WORK TO BE COMPLETED
In the entries that follow, locate the line with "Give me the", then restate that line and all later lines exactly as they appear, leaving pictures out.

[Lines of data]

>> BEGIN

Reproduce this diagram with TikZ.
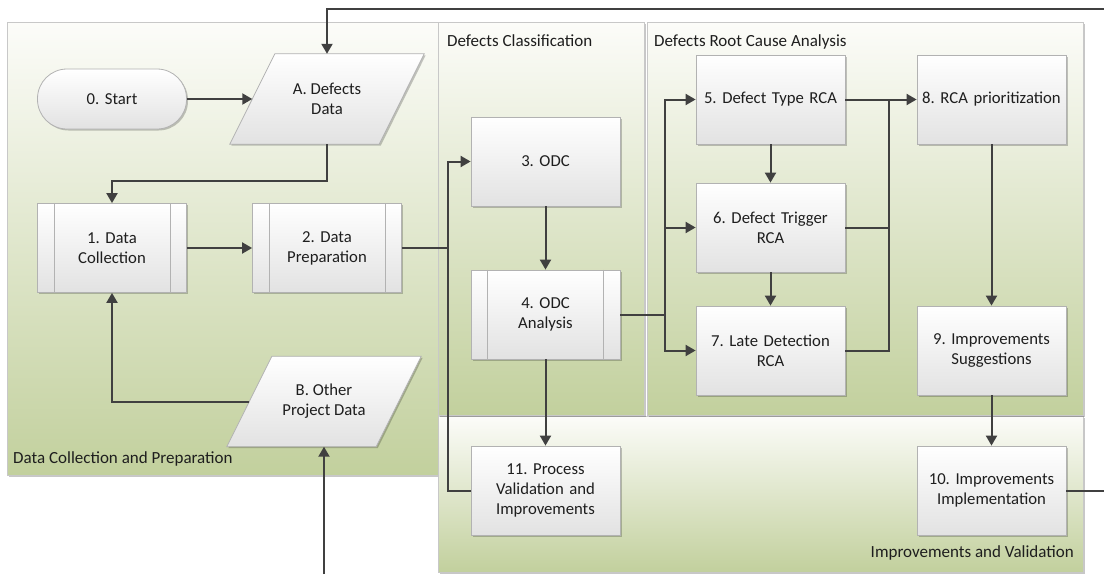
\documentclass[tikz,border=0pt]{standalone}
\usepackage{fontspec}
\setmainfont{Carlito}
\frenchspacing
\usetikzlibrary{arrows.meta,shadows}
\definecolor{linec}{RGB}{64,64,64}
\definecolor{boxb}{RGB}{178,178,178}
\definecolor{boxbot}{RGB}{226,226,226}
\definecolor{pgreen}{RGB}{194,208,157}
\definecolor{ptop}{RGB}{252,252,249}
\definecolor{pborder}{RGB}{200,200,200}
\definecolor{txtc}{RGB}{30,30,30}
\pgfdeclarelayer{bg}
\pgfdeclarelayer{mid}
\pgfsetlayers{bg,mid,main}
\begin{document}
\begin{tikzpicture}[x=1pt,y=-1pt,
  font=\fontsize{16.7}{20}\selectfont,
  every node/.style={text=txtc},
  shad/.style={drop shadow={shadow xshift=1.5pt,shadow yshift=-1.5pt,opacity=0.22,fill=black}},
  box/.style={shad,draw=boxb,line width=0.8pt,top color=white,bottom color=boxbot,
    minimum width=149pt,minimum height=89pt,align=center,inner sep=2pt,text width=143pt},
  startbox/.style={box,rounded corners=29.5pt,minimum height=60pt},
  datatext/.style={minimum width=149pt,minimum height=90pt,align=center,inner sep=1pt},
  datashape/.style={shad,draw=boxb,line width=0.8pt,top color=white,bottom color=boxbot},
  panel/.style={shad,draw=pborder,line width=0.7pt,top color=ptop,bottom color=pgreen,inner sep=0pt},
  plabel/.style={inner sep=0pt,font=\fontsize{17}{20}\selectfont},
  conn/.style={draw=linec,line width=2pt},
  arr/.style={-{Triangle[length=10pt,width=11pt]}},
  subline/.style={draw=boxb,line width=0.8pt}
]
\useasboundingbox (0,0) rectangle (1104,574);

% panels
\begin{pgfonlayer}{bg}
\node[panel,minimum width=431pt,minimum height=453pt] (P1) at (222.5,248.5) {};
\node[panel,minimum width=645pt,minimum height=156pt] (P4) at (760.5,494) {};
\node[panel,minimum width=206pt,minimum height=393pt] (P2) at (541,218.5) {};
\node[panel,minimum width=436pt,minimum height=393pt] (P3) at (865,218.5) {};
\end{pgfonlayer}
\node[plabel,anchor=base west] (L1) at (13,463) {Data Collection and Preparation};
\node[plabel,anchor=base west] (L2) at (447,46) {Defects Classification};
\node[plabel,anchor=base west] (L3) at (654,46) {Defects Root Cause Analysis};
\node[plabel,anchor=base east] (L4) at (1074,557) {Improvements and Validation};

% nodes
\node[startbox] (n0) at (112,99) {0. Start};
\node[datatext] (A) at (327,99) {A. Defects\\Data};
\node[box] (n1) at (112,248) {1. Data\\Collection};
\node[box] (n2) at (327,248) {2. Data\\Preparation};
\node[datatext] (B) at (324,401.5) {B. Other\\Project Data};
\node[box] (n3) at (545.5,161.5) {3. ODC};
\node[box] (n4) at (545.5,314.5) {4. ODC\\Analysis};
\node[box] (n11) at (545.5,490.5) {11. Process\\Validation and\\Improvements};
\node[box] (n5) at (770.5,99.5) {5. Defect Type RCA};
\node[box] (n6) at (770.5,227.5) {6. Defect Trigger\\RCA};
\node[box] (n7) at (770.5,350.5) {7. Late Detection\\RCA};
\node[box] (n8) at (991.5,99.5) {8. RCA prioritization};
\node[box] (n9) at (991.5,350.5) {9. Improvements\\Suggestions};
\node[box] (n10) at (991.5,490.5) {10. Improvements\\Implementation};

% parallelogram outlines for the data nodes
\begin{pgfonlayer}{mid}
\foreach \n in {A,B}{
  \path[datashape] ([xshift=22.5pt]\n.north west) -- ([xshift=22.5pt]\n.north east)
    -- ([xshift=-22.5pt]\n.south east) -- ([xshift=-22.5pt]\n.south west) -- cycle;
}
\end{pgfonlayer}

% subroutine side lines
\foreach \n in {n1,n2,n4}{
  \draw[subline] ([xshift=17pt]\n.north west) -- ([xshift=17pt]\n.south west);
  \draw[subline] ([xshift=-17pt]\n.north east) -- ([xshift=-17pt]\n.south east);
}

% junction coordinates
\coordinate (j1) at (448,0);
\coordinate (j2) at (665,0);
\coordinate (j3) at (889,0);
\coordinate (topR) at (1104,9);
\coordinate (outR) at (1104,490.5);
\coordinate (botB) at (324,574);

% connectors
\draw[conn,arr] (n0) -- (A);
\draw[conn,arr] (A.south) -- ++(0,37) -| (n1.north);
\draw[conn,arr] (n1) -- (n2);
\draw[conn,arr] (n2.east) -| (j1 |- n3.west) -- (n3.west);
\draw[conn] (n11.west) -| (j1 |- n3.west);
\draw[conn,arr] (n3) -- (n4);
\draw[conn,arr] (n4) -- (n11);
\draw[conn,arr] (n4.east) -| (j2 |- n5.west) -- (n5.west);
\draw[conn,arr] (j2 |- n4.east) |- (n7.west);
\draw[conn,arr] (j2 |- n6.west) -- (n6.west);
\draw[conn,arr] (n5) -- (n6);
\draw[conn,arr] (n6) -- (n7);
\draw[conn,arr] (n5) -- (n8);
\draw[conn] (n6.east) -| (j3 |- n5.east);
\draw[conn] (n7.east) -| (j3 |- n6.east);
\draw[conn,arr] (n8) -- (n9);
\draw[conn,arr] (n9) -- (n10);
\draw[conn] (n10.east) -- (outR);
\draw[conn,arr] (topR) -| (A.north);
\draw[conn,arr] (botB) -- (B.south);
\draw[conn,arr] (B.west) -| (n1.south);
\end{tikzpicture}
\end{document}
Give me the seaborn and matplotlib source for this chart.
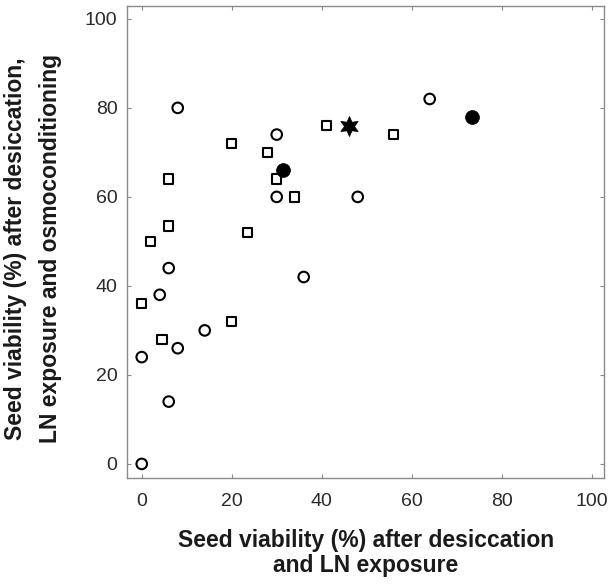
import matplotlib
matplotlib.use('Agg')
import matplotlib.pyplot as plt
import seaborn as sns

# open circles
circle_x = [0, 0, 6, 8, 4, 6, 14, 36, 8, 30, 30, 48, 64]
circle_y = [0, 24, 14, 26, 38, 44, 30, 42, 80, 74, 60, 60, 82]

# open squares
square_x = [0, 4.5, 20, 2, 6, 6, 20, 28, 30, 34, 23.5, 41, 56]
square_y = [36, 28, 32, 50, 53.5, 64, 72, 70, 64, 60, 52, 76, 74]

# filled circles
filled_x = [31.5, 73.5]
filled_y = [66, 78]

# star
star_x = [46]
star_y = [76]

x_ticks = [0, 20, 40, 60, 80, 100]
y_ticks = [0, 20, 40, 60, 80, 100]

sns.set_theme(style='white')
plt.rcParams['font.family'] = ['Liberation Sans', 'DejaVu Sans']

fig = plt.figure(figsize=(6.11, 5.86), dpi=100)
ax = fig.add_axes([0.2084, 0.1848, 0.7806, 0.805])

sns.scatterplot(x=circle_x, y=circle_y, marker='o', s=58, facecolor='none',
                edgecolor='black', linewidth=1.5, ax=ax, zorder=3)
sns.scatterplot(x=square_x, y=square_y, marker='s', s=46, facecolor='none',
                edgecolor='black', linewidth=1.5, ax=ax, zorder=3)
sns.scatterplot(x=filled_x, y=filled_y, marker='o', s=100, color='black',
                edgecolor='black', linewidth=0.5, ax=ax, zorder=3)
sns.scatterplot(x=star_x, y=star_y, marker=(6, 1, 0), s=210, color='black',
                edgecolor='black', linewidth=0.5, ax=ax, zorder=3)

ax.set_xlim(-3.2, 102.8)
ax.set_ylim(-3.1, 102.9)
ax.set_xticks(x_ticks)
ax.set_yticks(y_ticks)

for side in ax.spines.values():
    side.set_color('#8a8a8a')
    side.set_linewidth(1.0)

ax.tick_params(axis='both', which='both', direction='in', length=3, width=0.8,
               color='#8a8a8a', top=True, right=True, bottom=True, left=True,
               labelsize=14, labelcolor='#2a2a2a')
ax.tick_params(axis='x', pad=11)
ax.tick_params(axis='y', pad=7)

ax.set_xlabel('Seed viability (%) after desiccation\nand LN exposure',
              fontsize=16.5, fontweight='bold', color='#1a1a1a', labelpad=14,
              linespacing=1.08)
ax.set_ylabel('Seed viability (%) after desiccation,\nLN exposure and osmoconditioning',
              fontsize=16.5, fontweight='bold', color='#1a1a1a', linespacing=1.65)
ax.yaxis.set_label_coords(-0.137, 0.485)

fig.savefig('out.png', dpi=100)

>> END

THE RESULT
Give me the seaborn and matplotlib source for this chart.
import matplotlib
matplotlib.use('Agg')
import matplotlib.pyplot as plt
import seaborn as sns

# open circles
circle_x = [0, 0, 6, 8, 4, 6, 14, 36, 8, 30, 30, 48, 64]
circle_y = [0, 24, 14, 26, 38, 44, 30, 42, 80, 74, 60, 60, 82]

# open squares
square_x = [0, 4.5, 20, 2, 6, 6, 20, 28, 30, 34, 23.5, 41, 56]
square_y = [36, 28, 32, 50, 53.5, 64, 72, 70, 64, 60, 52, 76, 74]

# filled circles
filled_x = [31.5, 73.5]
filled_y = [66, 78]

# star
star_x = [46]
star_y = [76]

x_ticks = [0, 20, 40, 60, 80, 100]
y_ticks = [0, 20, 40, 60, 80, 100]

sns.set_theme(style='white')
plt.rcParams['font.family'] = ['Liberation Sans', 'DejaVu Sans']

fig = plt.figure(figsize=(6.11, 5.86), dpi=100)
ax = fig.add_axes([0.2084, 0.1848, 0.7806, 0.805])

sns.scatterplot(x=circle_x, y=circle_y, marker='o', s=58, facecolor='none',
                edgecolor='black', linewidth=1.5, ax=ax, zorder=3)
sns.scatterplot(x=square_x, y=square_y, marker='s', s=46, facecolor='none',
                edgecolor='black', linewidth=1.5, ax=ax, zorder=3)
sns.scatterplot(x=filled_x, y=filled_y, marker='o', s=100, color='black',
                edgecolor='black', linewidth=0.5, ax=ax, zorder=3)
sns.scatterplot(x=star_x, y=star_y, marker=(6, 1, 0), s=210, color='black',
                edgecolor='black', linewidth=0.5, ax=ax, zorder=3)

ax.set_xlim(-3.2, 102.8)
ax.set_ylim(-3.1, 102.9)
ax.set_xticks(x_ticks)
ax.set_yticks(y_ticks)

for side in ax.spines.values():
    side.set_color('#8a8a8a')
    side.set_linewidth(1.0)

ax.tick_params(axis='both', which='both', direction='in', length=3, width=0.8,
               color='#8a8a8a', top=True, right=True, bottom=True, left=True,
               labelsize=14, labelcolor='#2a2a2a')
ax.tick_params(axis='x', pad=11)
ax.tick_params(axis='y', pad=7)

ax.set_xlabel('Seed viability (%) after desiccation\nand LN exposure',
              fontsize=16.5, fontweight='bold', color='#1a1a1a', labelpad=14,
              linespacing=1.08)
ax.set_ylabel('Seed viability (%) after desiccation,\nLN exposure and osmoconditioning',
              fontsize=16.5, fontweight='bold', color='#1a1a1a', linespacing=1.65)
ax.yaxis.set_label_coords(-0.137, 0.485)

fig.savefig('out.png', dpi=100)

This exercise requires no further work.